Ana içeriğe atla

Benim Küçük Limon Ağacım




 

Bugün size kendi basit hayatımdan bir ‘Slumdog Millionaire’ hikayesi anlatmak istiyorum.

Geçtiğimiz ay, bana bir limon ağacı hediye edildi. Bir metreyi ancak bulan gövdesinden çıkan kalem kalınlığında dallarını donatan baygın kokulu çiçekleri ile bir anda terasımızın en nadide süsü haline geldi. Her sabah ve her akşam, sarının ve kızılın bin bir tonu ile boyanan denizi seyretmeyi unutturacak kadar güzeldi limon ağacım. Günler geçtikçe, çiçekler yerlerini eskinin gaz lambalarının cam şişelerini andıran limon taslaklarına bıraktılar Dedik ki; bu da bir hikmettir, seyredelim bakalım bu birkaç milimlik yeşil şişeler nasıl olacak da yetişkin birer limon olacak.

Günler minik yeşil şişelerimin büyümesini bekleyerek geçerken, beklenmedik bir şey oldu. Yavru limonlarım önce sarıya, sonra siyaha dönüp kurumaya başladılar. Bu sefer her sabah ve her akşam bir kalp sızısı ile çıkmaya başladım terasa. Allah’ım ne olur kurumasınlar, ne olur kurumasınlar… Gel gör ki; kabul olmayacak duaya amin demenin fayda ettiği nerde görülmüş. Ne kadar yalvarsam da limonlarım kuruyup dökülmeye devam ettiler.

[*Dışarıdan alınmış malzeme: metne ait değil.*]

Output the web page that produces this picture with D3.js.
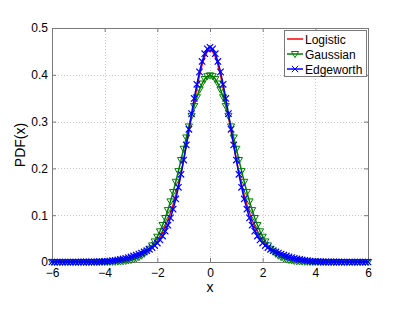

Benim çocukluğumun yazları, Finike’de geçti. Evimizin etrafı uçsuz bucaksız limon ve portakallıklar ile çevriliydi. Bir akşam limon ağacımın kararıp kuruyan meyvelerine bakarken bu bahçeler geldi gözümün önüne… Rahmetli Hasan Dede’nin ve Zeynep Teyze’nin bahçeleri… Hasanca ve Zeynepce, gövdelerini ele ele tutuşmuş üç kişinin ancak sarabileceği iki ulu dut ağacının gölgesindeki toprak bir damda yaşarlardı. Daha doğrusu bütün köy, dalları birbirine karışmış bu ağaçların gölgesinde yaşardı. Yerden bir metre yükselen ayaklar üzerine çakılmış ahşap köşke serilmiş hasır halıların etrafına dizilmiş minderlerde kadın, erkek, çocuk hep birlikte yerdik, içerdik, uyurduk, uyanırdık, konuşurduk… Köşkün bir köşesinde, üzerine sulandırılmış böcek ilacı serpilmiş eski sera naylonlarından bir parça olurdu. Böcek ilacına karıştırılmış şekerin kokusuna aldanıp bu su birikintisine dalan sineklerin debelenmesini seyretmek, bazılarını dal parçaları ile dürtüklemek, çocukların eğlencelerinden biriydi o günlerde… Bazı günler, köşkün sağ tarafında kalan saz damlı, etrafı açık mutfakta ocak yakılır, üzerine konulan kara saçta Fatmana Gelin bütün köye katmer pişirirdi.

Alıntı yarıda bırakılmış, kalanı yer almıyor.